What are you using to assess this?
Like matching, or looking at some kind of 2d representation, or some kind of difference-ness metric?
this could be good to talk about later today indeed.
How good whatever happens afterwards is
For clustering it works quite well, but who knows for other applications not yet imagined or implemented.
Yes please I remember hearing about some rules of thumbs for DR that are dependent on how many vectors you have and how many samples per vector you’ve got too.
But by this, do you mean “listening” or whatever? Like a subjective measure of effectiveness, or is it getting x amount of clusters, or something numerical/“concrete” like that.
I’ve been wondering about this too, to see if/how DR stuff works on time series of events (based on all the recent AudioGuide discussions). Like, if instead of putting a statistical summary into a
fluid.dataset~ and then reducing that down to x amount of dimension, putting every frame of the analysis into a
fluid.dataset~, and seeing if it can/does somehow summarize change-over-time-ness, as a way of getting better morphological matches (in a kdtree context).

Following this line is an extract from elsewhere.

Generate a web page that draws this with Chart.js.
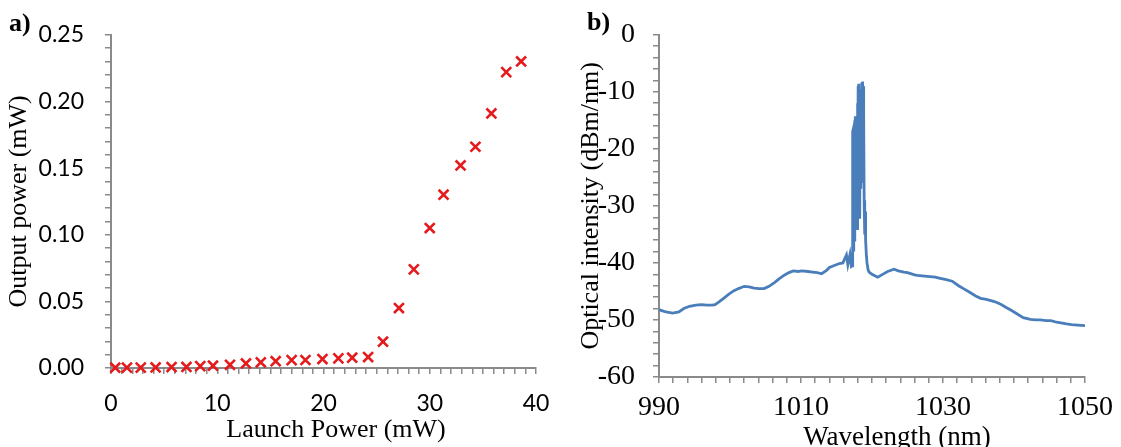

I had a suspicion that that’s where the wisdom came from If only I could remember the details of the advice.
This Simple Trick is Driving Statisticians in Valparaiso, In Crazy (BIG PAYDAY!!!)
I audition the queries in Max using a dict object to load my outputs. I generally loop the samples and just iterate over the clusters to see homogenous they are.
Have people compared using PCA, LDA and ICA ? In my data world experience they do provide different results which is expected since they’re maximizing different things.
I’d be curious to see how this translates to audio but not sure if anything else is implemented in flucoma or max besides pca.
There is multidimensional scaling also in the
and there is a cool paper we published here where we discuss the various affordances of such differences in interface building
Going to start my experiments with this stuff soon, as I’m going to do some MFCC testing, and the dimensions required balloon up really fast.
I’ll read through the paper, and do some playing, but I’m curious/wondering how to retain a perceptually meaningful set of dimensions at the end? Like, loudness (and its related statistics) are probably more significant than a single MFCC band, but if I understand things correctly, they would both have the same amount of “weight” in any dimensionality reduction context.
what I plan to do when I have time to actually use the tools is to take the APT patch and to make a 1D redux of MFCC1-13 (12 to 1) and scale that into the same range (0-110) than my tolerance in dB and midifloats… but feel free to go there and share. I just noticed that this is in the wrong part of the forum so sorry @bafonso there are tools still not public… in early 2021, and if you want maybe a bit earlier when we get to beta of what is currently alpha…
I’d be happy to test/play with beta or alpha versions of things to come and give you feedback
ok I’ll put you on the list for the beta. Thanks!